Wednesday, August 14, 2013

Strategic Forum Shopping

Ever since your childhood realization that you can get Daddy to permit what Mommy prohibits (or vice-versa), you have learned the skill of forum shopping.  Getting what you want in business is no different. Artful “forum shopping” is a key business strategy for gaining competitive advantage and avoiding domination, as evidenced by some recent deals and litigation.

What do you want to optimize?  While we can look at governmental incentives and regulations, let’s consider optimizing for low tax rates.  That means a search for a “tax haven” from the storm of normal high tax rates. We’re not talking about tax fraud (hiding income), but simply about tax avoidance (navigating and complying with rules to minimize taxes owed).

What kind of income do you want to optimize?  By identifying the type of operations, you identify the type of income, and thus can have a shopping list according to local tax treatment of that kind of income.  You might want a different home forum for different purposes, such as R&D in one forum, manufacturing in another, distribution and sales in a third.  A typical tech company will generate intellectual property from R&D, resulting in licensing royalties or income from selling products.  Manufacturing is a tool of R&D.  Distribution means local sales in each country.

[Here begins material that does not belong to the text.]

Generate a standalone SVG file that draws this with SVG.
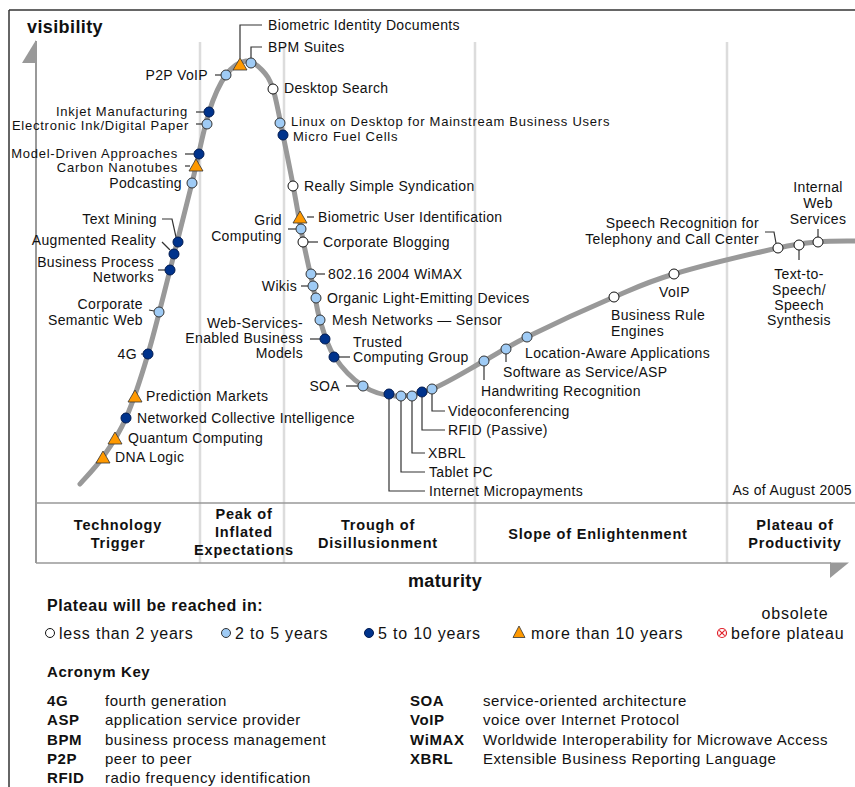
<svg xmlns="http://www.w3.org/2000/svg" xmlns:xlink="http://www.w3.org/1999/xlink" width="855" height="787" viewBox="0 0 855 787">
<style>
text{font-family:"Liberation Sans",Arial,sans-serif;fill:#111}
.t{font-size:14px;letter-spacing:0.35px}
.s{font-size:13px;letter-spacing:0.75px}
.e{text-anchor:end}
.m{text-anchor:middle}
.ax{font-size:18px;font-weight:bold;letter-spacing:0.4px}
.ph{font-size:14.5px;font-weight:bold;letter-spacing:0.8px;text-anchor:middle}
.lt{font-size:16px;font-weight:bold;letter-spacing:0.6px}
.lg{font-size:16px;letter-spacing:0.8px}
.ak{font-size:15px;font-weight:bold;letter-spacing:0.6px}
.ad{font-size:15px;letter-spacing:0.5px}
.ld{fill:none;stroke:#333;stroke-width:1.2}
.w{fill:#fff;stroke:#111;stroke-width:1}
.l{fill:#9fcbf5;stroke:#333;stroke-width:1}
.d{fill:#00338c;stroke:#001a50;stroke-width:1}
.tri{fill:#ff9900;stroke:#333;stroke-width:0.8}
.div{stroke:#dcdcdc;stroke-width:2.5}
.axl{stroke:#999;stroke-width:2;fill:none}
</style>
<defs>
<path id="tri" class="tri" d="M0,-7 L7,5 L-7,5 Z"/>
</defs>
<g id="frame">
<line x1="9" y1="10" x2="9" y2="787" stroke="#333" stroke-width="1.5"/>
<line x1="9" y1="10" x2="855" y2="10" stroke="#333" stroke-width="1.5"/>
<line class="div" x1="200" y1="42" x2="200" y2="563"/>
<line class="div" x1="284" y1="42" x2="284" y2="563"/>
<line class="div" x1="475" y1="42" x2="475" y2="563"/>
<line class="div" x1="727" y1="42" x2="727" y2="563"/>
<line class="axl" x1="36" y1="41" x2="36" y2="563"/>
<polygon points="36,40 36,63 22,63" fill="#999"/>
<line x1="36" y1="503" x2="855" y2="503" stroke="#999" stroke-width="1.5"/>
<line x1="36" y1="563" x2="831" y2="563" stroke="#999" stroke-width="1.5"/>
<polygon points="830,562.5 849,562.5 830,578" fill="#999"/>
<text class="ax" x="27" y="33">visibility</text>
<text class="ax m" x="445" y="587">maturity</text>
<text class="t e" x="852" y="495">As of August 2005</text>
</g>
<g id="phases">
<text class="ph" x="118" y="530">Technology</text>
<text class="ph" x="118" y="548">Trigger</text>
<text class="ph" x="244" y="519">Peak of</text>
<text class="ph" x="244" y="537">Inflated</text>
<text class="ph" x="244" y="555">Expectations</text>
<text class="ph" x="378" y="530">Trough of</text>
<text class="ph" x="378" y="548">Disillusionment</text>
<text class="ph" x="598" y="539">Slope of Enlightenment</text>
<text class="ph" x="795" y="530">Plateau of</text>
<text class="ph" x="795" y="548">Productivity</text>
</g>
<g id="curve">
<path d="M80,484 C83.8,479.5 95.3,468 103,457 C110.7,446 118.5,435.2 126,418 C133.5,400.8 140.7,378.7 148,354 C155.3,329.3 162.7,298.5 170,270 C177.3,241.5 185.5,209.3 192,183 C198.5,156.7 203.3,130 209,112 C214.7,94 219.8,83.5 226,75 C232.2,66.5 240,61.8 246,61 C252,60.2 257.5,65.3 262,70 C266.5,74.7 269.5,78.2 273,89 C276.5,99.8 279.700,119 283,135 C286.3,151 289.7,167.5 293,185 C296.3,202.5 299.7,223.2 303,240 C306.3,256.8 310.2,272.7 313,286 C315.8,299.3 316.5,308.3 320,320 C323.5,331.7 326.8,345 334,356 C341.2,367 352.8,379.3 363,386 C373.2,392.7 383.5,395.5 395,396 C406.5,396.5 417.2,394.8 432,389 C446.8,383.2 468.2,369.7 484,361 C499.8,352.3 505.3,347.7 527,337 C548.7,326.3 589.5,307.5 614,297 C638.5,286.5 646.7,282.2 674,274 C701.3,265.8 754,253.3 778,248 C802,242.7 805.2,243.2 818,242 C830.8,240.8 848.8,241.2 855,241" fill="none" stroke="#999" stroke-width="5" stroke-linecap="round"/>
</g>
<g id="connectors" class="ld">
<polyline points="240,58 240,25 262,25"/>
<polyline points="251,58 251,47 262,47"/>
<line x1="215" y1="75" x2="221" y2="75"/>
<line x1="196" y1="112" x2="204" y2="112"/>
<line x1="196" y1="124" x2="202" y2="124"/>
<line x1="185" y1="154" x2="194" y2="154"/>
<line x1="185" y1="166" x2="190" y2="166"/>
<polyline points="162,219 172,219 176,237"/>
<line x1="162" y1="242" x2="170" y2="250"/>
<line x1="158" y1="270" x2="165" y2="270"/>
<line x1="149" y1="310" x2="154" y2="311"/>
<line x1="141" y1="354" x2="143" y2="354"/>
<line x1="288" y1="229" x2="296" y2="229"/>
<line x1="301" y1="286" x2="308" y2="286"/>
<line x1="310" y1="339" x2="320" y2="339"/>
<line x1="346" y1="386" x2="358" y2="386"/>
<polyline points="765,232 774,232 776,243"/>
<line x1="307" y1="217" x2="314" y2="217"/>
<line x1="308" y1="242" x2="318" y2="242"/>
<line x1="316" y1="274" x2="325" y2="274"/>
<line x1="339" y1="357" x2="350" y2="357"/>
<polyline points="432,394 432,411 445,411"/>
<polyline points="422,397 422,430 445,430"/>
<polyline points="412,401 412,453 425,453"/>
<polyline points="401,401 401,472 425,472"/>
<polyline points="389,399 389,491 425,491"/>
<line x1="484" y1="366" x2="484" y2="380"/>
<line x1="506" y1="354" x2="506" y2="362"/>
<line x1="799" y1="250" x2="799" y2="260"/>
<line x1="818" y1="229" x2="818" y2="237"/>
</g>
<g id="n-biometric-id"><use href="#tri" x="240" y="65"/><text class="t" x="268" y="30">Biometric Identity Documents</text></g>
<g id="n-bpm"><circle class="l" cx="251" cy="63" r="5"/><text class="t" x="268" y="52">BPM Suites</text></g>
<g id="n-p2p"><circle class="l" cx="226" cy="75" r="5"/><text class="t e" x="208" y="80">P2P VoIP</text></g>
<g id="n-inkjet"><circle class="d" cx="209" cy="112" r="5"/><text class="s e" x="188" y="115.5">Inkjet Manufacturing</text></g>
<g id="n-eink"><circle class="l" cx="207" cy="124" r="5"/><text class="s e" x="189" y="129.5">Electronic Ink/Digital Paper</text></g>
<g id="n-mda"><circle class="d" cx="199" cy="154" r="5"/><text class="s e" x="178" y="157.5">Model-Driven Approaches</text></g>
<g id="n-carbon"><use href="#tri" x="196" y="166"/><text class="s e" x="178" y="171.5">Carbon Nanotubes</text></g>
<g id="n-podcast"><circle class="l" cx="192" cy="183" r="5"/><text class="t e" x="182" y="188">Podcasting</text></g>
<g id="n-textmining"><circle class="d" cx="178" cy="242" r="5"/><text class="t e" x="157" y="224">Text Mining</text></g>
<g id="n-ar"><circle class="d" cx="174" cy="254" r="5"/><text class="t e" x="156" y="245">Augmented Reality</text></g>
<g id="n-bpn"><circle class="d" cx="170" cy="270" r="5"/><text class="t e" x="154" y="267">Business Process</text><text class="t e" x="154" y="282">Networks</text></g>
<g id="n-csw"><circle class="l" cx="159" cy="312" r="5"/><text class="t e" x="143" y="309">Corporate</text><text class="t e" x="143" y="325">Semantic Web</text></g>
<g id="n-4g"><circle class="d" cx="148" cy="354" r="5"/><text class="t e" x="137" y="359">4G</text></g>
<g id="n-prediction"><use href="#tri" x="135" y="397"/><text class="t" x="146" y="401">Prediction Markets</text></g>
<g id="n-nci"><circle class="d" cx="126" cy="418" r="5"/><text class="t" x="137" y="423">Networked Collective Intelligence</text></g>
<g id="n-quantum"><use href="#tri" x="115" y="439"/><text class="t" x="128" y="443">Quantum Computing</text></g>
<g id="n-dna"><use href="#tri" x="103" y="458"/><text class="t" x="115" y="462">DNA Logic</text></g>
<g id="n-desktop"><circle class="w" cx="273" cy="89" r="5"/><text class="t" x="284" y="93">Desktop Search</text></g>
<g id="n-linux"><circle class="l" cx="280" cy="123" r="5"/><text class="s" x="291" y="125.5">Linux on Desktop for Mainstream Business Users</text></g>
<g id="n-fuel"><circle class="d" cx="283" cy="135" r="5"/><text class="s" x="293" y="140.5">Micro Fuel Cells</text></g>
<g id="n-rss"><circle class="w" cx="293" cy="186" r="5"/><text class="t" x="304" y="191">Really Simple Syndication</text></g>
<g id="n-bui"><use href="#tri" x="300" y="218"/><text class="t" x="318" y="222">Biometric User Identification</text></g>
<g id="n-grid"><circle class="l" cx="301" cy="229" r="5"/><text class="t e" x="282" y="225">Grid</text><text class="t e" x="282" y="241">Computing</text></g>
<g id="n-blog"><circle class="w" cx="303" cy="242" r="5"/><text class="t" x="323" y="247">Corporate Blogging</text></g>
<g id="n-wimax"><circle class="l" cx="311" cy="274" r="5"/><text class="t" x="328" y="279">802.16 2004 WiMAX</text></g>
<g id="n-wikis"><circle class="l" cx="313" cy="286" r="5"/><text class="t e" x="297" y="291">Wikis</text></g>
<g id="n-oled"><circle class="l" cx="316" cy="298" r="5"/><text class="t" x="327" y="303">Organic Light-Emitting Devices</text></g>
<g id="n-mesh"><circle class="l" cx="320" cy="320" r="5"/><text class="t" x="332" y="325">Mesh Networks — Sensor</text></g>
<g id="n-wseb"><circle class="d" cx="325" cy="339" r="5"/><text class="t e" x="303" y="328">Web-Services-</text><text class="t e" x="303" y="343">Enabled Business</text><text class="t e" x="303" y="358">Models</text></g>
<g id="n-trusted"><circle class="d" cx="334" cy="357" r="5"/><text class="t" x="353" y="347">Trusted</text><text class="t" x="353" y="362">Computing Group</text></g>
<g id="n-soa"><circle class="l" cx="363" cy="386" r="5"/><text class="t e" x="340" y="391">SOA</text></g>
<g id="n-micropay"><circle class="d" cx="389" cy="394" r="5"/><text class="t" x="429" y="496">Internet Micropayments</text></g>
<g id="n-tablet"><circle class="l" cx="401" cy="396" r="5"/><text class="t" x="429" y="477">Tablet PC</text></g>
<g id="n-xbrl"><circle class="l" cx="412" cy="396" r="5"/><text class="t" x="428" y="458">XBRL</text></g>
<g id="n-rfid"><circle class="d" cx="422" cy="392" r="5"/><text class="t" x="448" y="435">RFID (Passive)</text></g>
<g id="n-video"><circle class="l" cx="432" cy="389" r="5"/><text class="t" x="448" y="416">Videoconferencing</text></g>
<g id="n-handwriting"><circle class="l" cx="484" cy="361" r="5"/><text class="t" x="481" y="396">Handwriting Recognition</text></g>
<g id="n-saas"><circle class="l" cx="506" cy="349" r="5"/><text class="t" x="503" y="377">Software as Service/ASP</text></g>
<g id="n-location"><circle class="l" cx="527" cy="337" r="5"/><text class="t" x="525" y="358">Location-Aware Applications</text></g>
<g id="n-bre"><circle class="w" cx="614" cy="297" r="5"/><text class="t" x="611" y="320">Business Rule</text><text class="t" x="611" y="336">Engines</text></g>
<g id="n-voip"><circle class="w" cx="674" cy="274" r="5"/><text class="t" x="659" y="297">VoIP</text></g>
<g id="n-speech"><circle class="w" cx="778" cy="248" r="5"/><text class="t e" x="759" y="228">Speech Recognition for</text><text class="t e" x="759" y="244">Telephony and Call Center</text></g>
<g id="n-tts"><circle class="w" cx="799" cy="245" r="5"/><text class="t m" x="799" y="279">Text-to-</text><text class="t m" x="799" y="295">Speech/</text><text class="t m" x="799" y="310">Speech</text><text class="t m" x="799" y="325">Synthesis</text></g>
<g id="n-iws"><circle class="w" cx="818" cy="242" r="5"/><text class="t m" x="818" y="192">Internal</text><text class="t m" x="818" y="208">Web</text><text class="t m" x="818" y="224">Services</text></g>
<g id="legend">
<text class="lt" x="47" y="611">Plateau will be reached in:</text>
<circle class="w" cx="50" cy="633" r="4.5"/>
<text class="lg" x="59" y="639">less than 2 years</text>
<circle class="l" cx="226" cy="633" r="4.5"/>
<text class="lg" x="235" y="639">2 to 5 years</text>
<circle class="d" cx="369" cy="633" r="4.5"/>
<text class="lg" x="378" y="639">5 to 10 years</text>
<path class="tri" d="M519,626 L525,637.5 L513,637.5 Z"/>
<text class="lg" x="531" y="639">more than 10 years</text>
<circle cx="722" cy="633" r="4.5" fill="#fff" stroke="#e0202a" stroke-width="1.2"/>
<path d="M719.3,630.3 L724.7,635.7 M724.7,630.3 L719.3,635.7" stroke="#e0202a" stroke-width="1.2"/>
<text class="lg" x="731" y="639">before plateau</text>
<text class="lg m" x="795" y="619">obsolete</text>
</g>
<g id="acronyms">
<text class="ak" x="47" y="677">Acronym Key</text>
<text class="ak" x="47" y="706">4G</text><text class="ad" x="105" y="706">fourth generation</text>
<text class="ak" x="47" y="725">ASP</text><text class="ad" x="105" y="725">application service provider</text>
<text class="ak" x="47" y="745">BPM</text><text class="ad" x="105" y="745">business process management</text>
<text class="ak" x="47" y="764">P2P</text><text class="ad" x="105" y="764">peer to peer</text>
<text class="ak" x="47" y="783">RFID</text><text class="ad" x="105" y="783">radio frequency identification</text>
<text class="ak" x="410" y="706">SOA</text><text class="ad" x="483" y="706">service-oriented architecture</text>
<text class="ak" x="410" y="725">VoIP</text><text class="ad" x="483" y="725">voice over Internet Protocol</text>
<text class="ak" x="410" y="745">WiMAX</text><text class="ad" x="483" y="745">Worldwide Interoperability for Microwave Access</text>
<text class="ak" x="410" y="764">XBRL</text><text class="ad" x="483" y="764">Extensible Business Reporting Language</text>
</g>
</svg>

How to you limit each class of income to a specific jurisdiction?   You can set up your operations yet limit your exposure to a hostile legal environment by setting up an avatar (oops, a new company) to do business only there.   And then you just need to have all the avatars charge reasonable intercompany transfer pricing.

In lawful international tax avoidance or tax deferral, forum shopping is alive but under challenge.  In May 2013, a Senate Panel’s investigation revealed Apple Inc.’s set-up of a research and development center in Ireland in the 1980’s to get access to its low 12.5% corporate tax rate and its even lower dividend withholding rates.  U.S. anti-abuse rules (“Subpart F”) currently don’t require immediate repatriation.  So Apple Inc. is sitting on about $1.0 billion in undistributed untaxed offshore profits from licensing of software and sales of computers and telecom devices.  Like the US, other European Union countries are envious and hostile to Ireland’s competitive tax regime.

Did you forget to do your tax forum shopping plan before you grew into a big company?  No worries.  Like U.S. pharmaceutical, company like Perrigo Co., you can just buy an Irish biotech company like Elan Corp. for $8.6 billion.  That tax-favored strategic acquisition was announced last week.  Perrigo will lower its effective tax rate from roughly 30% to roughly 16-18%, saving about $150 million per year in taxes and operating costs, by creating a holding company in (yep!) Ireland.

What would kill forum shopping?  Think of equality in competitive tax and regulatory regimes and harmonization of laws across borders.  This is a stated objective in the Transatlantic Trade and Investment Partnership (TTIP) talks between the USA and the European Union), begun in July 2013, and the G-20 industrial nations 15-point action plan presented by the OECD, also this past July.  That’s optimism.  

Businesses hire professionals as “concierge forum shoppers.”   Maybe there will be a “forum shopper’s club” in the future.  The world’s a virtual mall for forum shopping.  When will there be an app for that?